-- TASK TO CARRY OUT --
Working from the top of the listing below, retype each line through the line containing "const data = categories.map((c, i)", both included, with no pictures.

-- GIVEN DATA --
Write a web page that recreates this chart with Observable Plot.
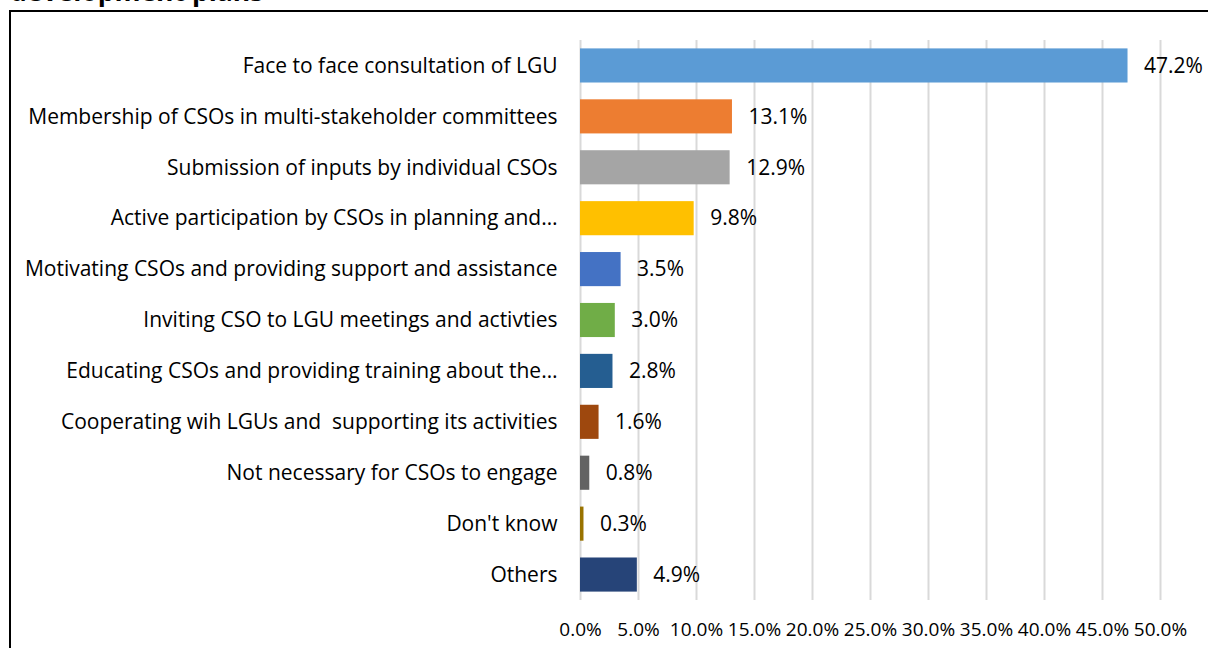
<!DOCTYPE html>
<html>
<head>
<meta charset="utf-8">
<script src="https://cdn.jsdelivr.net/npm/d3@7"></script>
<script src="https://cdn.jsdelivr.net/npm/@observablehq/plot@0.6"></script>
<style>
  html, body { margin: 0; padding: 0; background: #fff; width: 1208px; height: 648px; overflow: hidden; }
  #title { position: absolute; left: 10px; top: -27px; font: bold 26.5px "Open Sans", sans-serif; color: #000; white-space: nowrap; }
  #box { position: absolute; left: 9px; top: 10px; width: 1400px; height: 800px; border: 2px solid #000; box-sizing: border-box; }
  #chart { position: absolute; left: 0; top: 0; }
</style>
</head>
<body>
<div id="title">development plans</div>
<div id="box"></div>
<div id="chart"></div>
<script>
const categories = [
  "Face to face consultation of LGU",
  "Membership of CSOs in multi-stakeholder committees",
  "Submission of inputs by individual CSOs",
  "Active participation by CSOs in planning and…",
  "Motivating CSOs and providing support and assistance",
  "Inviting CSO to LGU meetings and activties",
  "Educating CSOs and providing training about the…",
  "Cooperating wih LGUs and  supporting its activities",
  "Not necessary for CSOs to engage",
  "Don't know",
  "Others"
];
const values = [47.2, 13.1, 12.9, 9.8, 3.5, 3.0, 2.8, 1.6, 0.8, 0.3, 4.9];
const colors = ["#5B9BD5", "#ED7D31", "#A5A5A5", "#FFC000", "#4472C4", "#70AD47", "#255E91", "#9E480E", "#636363", "#997300", "#264478"];
const xTicks = [0, 5, 10, 15, 20, 25, 30, 35, 40, 45, 50];

const data = categories.map((c, i) => ({category: c, value: values[i], color: colors[i]}));

const chart = Plot.plot({
  width: 1208,
  height: 648,
  marginLeft: 580,
  marginRight: 48,
  marginTop: 40,
  marginBottom: 48,
  style: {fontFamily: "'Open Sans', sans-serif", fontSize: "21px", color: "#000", background: "transparent"},
  x: {domain: [0, 50], ticks: xTicks, tickFormat: d => d.toFixed(1) + "%", label: null},
  y: {domain: categories, label: null, paddingInner: 0.33, paddingOuter: 0.165, round: false},
  marks: [
    Plot.gridX(xTicks, {stroke: "#D9D9D9", strokeWidth: 2, strokeOpacity: 1}),
    Plot.barX(data, {x: "value", y: "category", fill: d => d.color}),
    Plot.text(data, {x: "value", y: "category", text: d => d.value.toFixed(1) + "%", textAnchor: "start", dx: 16, fontSize: 21, fill: "#000"}),
    Plot.axisY({tickSize: 0, tickPadding: 23, fontSize: 21}),
    Plot.axisX(xTicks, {tickSize: 0, tickPadding: 22, fontSize: 19, tickFormat: d => d.toFixed(1) + "%"})
  ]
});
document.getElementById("chart").appendChild(chart);
</script>
</body>
</html>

-- SOLUTION TO THIS PROBLEM --
Write a web page that recreates this chart with Observable Plot.
<!DOCTYPE html>
<html>
<head>
<meta charset="utf-8">
<script src="https://cdn.jsdelivr.net/npm/d3@7"></script>
<script src="https://cdn.jsdelivr.net/npm/@observablehq/plot@0.6"></script>
<style>
  html, body { margin: 0; padding: 0; background: #fff; width: 1208px; height: 648px; overflow: hidden; }
  #title { position: absolute; left: 10px; top: -27px; font: bold 26.5px "Open Sans", sans-serif; color: #000; white-space: nowrap; }
  #box { position: absolute; left: 9px; top: 10px; width: 1400px; height: 800px; border: 2px solid #000; box-sizing: border-box; }
  #chart { position: absolute; left: 0; top: 0; }
</style>
</head>
<body>
<div id="title">development plans</div>
<div id="box"></div>
<div id="chart"></div>
<script>
const categories = [
  "Face to face consultation of LGU",
  "Membership of CSOs in multi-stakeholder committees",
  "Submission of inputs by individual CSOs",
  "Active participation by CSOs in planning and…",
  "Motivating CSOs and providing support and assistance",
  "Inviting CSO to LGU meetings and activties",
  "Educating CSOs and providing training about the…",
  "Cooperating wih LGUs and  supporting its activities",
  "Not necessary for CSOs to engage",
  "Don't know",
  "Others"
];
const values = [47.2, 13.1, 12.9, 9.8, 3.5, 3.0, 2.8, 1.6, 0.8, 0.3, 4.9];
const colors = ["#5B9BD5", "#ED7D31", "#A5A5A5", "#FFC000", "#4472C4", "#70AD47", "#255E91", "#9E480E", "#636363", "#997300", "#264478"];
const xTicks = [0, 5, 10, 15, 20, 25, 30, 35, 40, 45, 50];

const data = categories.map((c, i) => ({category: c, value: values[i], color: colors[i]}));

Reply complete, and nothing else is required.